Selain itu dalam beberapa PP, KPPU juga menemukan bahwa kemitraan pelaku usaha kecil dan menengah dengan perusahaan menengah dan besar mendapatkan perhatian besar. Hal ini mencerminkan keinginan Pemerintah untuk mendorong peran pelaku usaha kecil dan menengah lebih besar dalam perekonomian Indonesia. Terlebih dengan adanya penambahan tugas baru kepada KPPU dalam hal pengawasan dan evaluasi kemitraan dalam UU Ciptaker.

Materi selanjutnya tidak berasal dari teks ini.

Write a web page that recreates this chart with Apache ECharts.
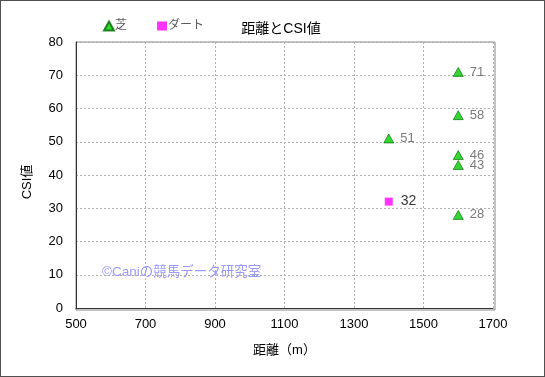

“Memperhatikan bahwa lebih dari 90% pelaku usaha Indonesia adalah pelaku UKM, maka kewajiban melakukan kemitraan yang diatur dalam PP akan menambah besar tugas KPPU. Untuk itu, KPPU secara intensif akan terus mendorong penambahan sumber daya agar pelaksanaan amanat tugas baru tersebut dapat berjalan dengan efektif,” tandasnya.

Sebelumnya, pemerintah menyatakan telah mengundangkan 49 aturan pelaksana dari UU No.11 Tahun 2020 tentang Cipta Kerja. Menteri Hukum dan HAM Yasonna Laoly berharap pemberlakuan aturan turunan UU Cipta Kerja bisa secepatnya memulihkan perekonomian nasional. Hal tersebut disampaikan Yasonna menyusul diundangkannya 49 peraturan pelaksana UU Cipta Kerja ke dalam Lembaran Negara Republik Indonesia, Selasa (16/2).

"Sejak awal, UU Cipta Kerja dibuat untuk menjadi stimulus positif bagi peningkatan dan pertumbuhan ekonomi nasional yang akan membuka banyak lapangan kerja bagi masyarakat. UU Cipta Kerja ini juga merupakan terobosan dan cara pemerintah menangkap peluang investasi dari luar negeri lewat penyederhanaan izin dan pemangkasan birokrasi," kata Yasonna dalam keterangan pers.

"Dengan diundangkannya peraturan pelaksana UU Cipta Kerja diharapkan bisa segera berdampak pada upaya pemulihan perekonomian nasional sekaligus menjadi momentum untuk menegaskan tahun kebangkitan Indonesia," ujarnya.

Sebagaimana diketahui, pemerintah terus menggeber diselesaikannya aturan turunan UU Cipta Kerja. Aturan turunan yang diundangkan ke dalam Lembaran Negara RI awal pekan ini terdiri dari 45 Peraturan Pemerintah dan 4 Peraturan Presiden.

Jumlah 49 peraturan pelaksana tersebut menambah daftar aturan turunan yang telah diundangkan. Sebelumnya, sudah ada 2 PP yang ditetapkan menjadi aturan, yakni PP Nomor 73 Tahun 2020 tentang Lembaga Pengelola Investasi dan PP Nomor 74 Tahun 2020 tentang Modal Awal Lembaga Pengelola Investasi. Adapun secara keseluruhan aturan turunan yang menjadi implementasi UU Cipta Kerja rencananya akan ditetapkan sebanyak 49 PP dan 5 Perpres.

Menurut Yasonna, peraturan pelaksana ini diharapkan akan menjadi vaksin bagi lesunya perekonomian Indonesia. "Sebagaimana vaksin akan meredakan penyebaran Covid-19 yang menjadi masalah dahsyat bagi dunia saat ini, kita berharap UU Cipta Kerja dan peraturan pelaksananya juga menjadi vaksin untuk memulihkan perekonomian nasional yang mengalami kelesuan selama setahun terakhir sebagai akibat dari pandemi ini," kata Yasonna.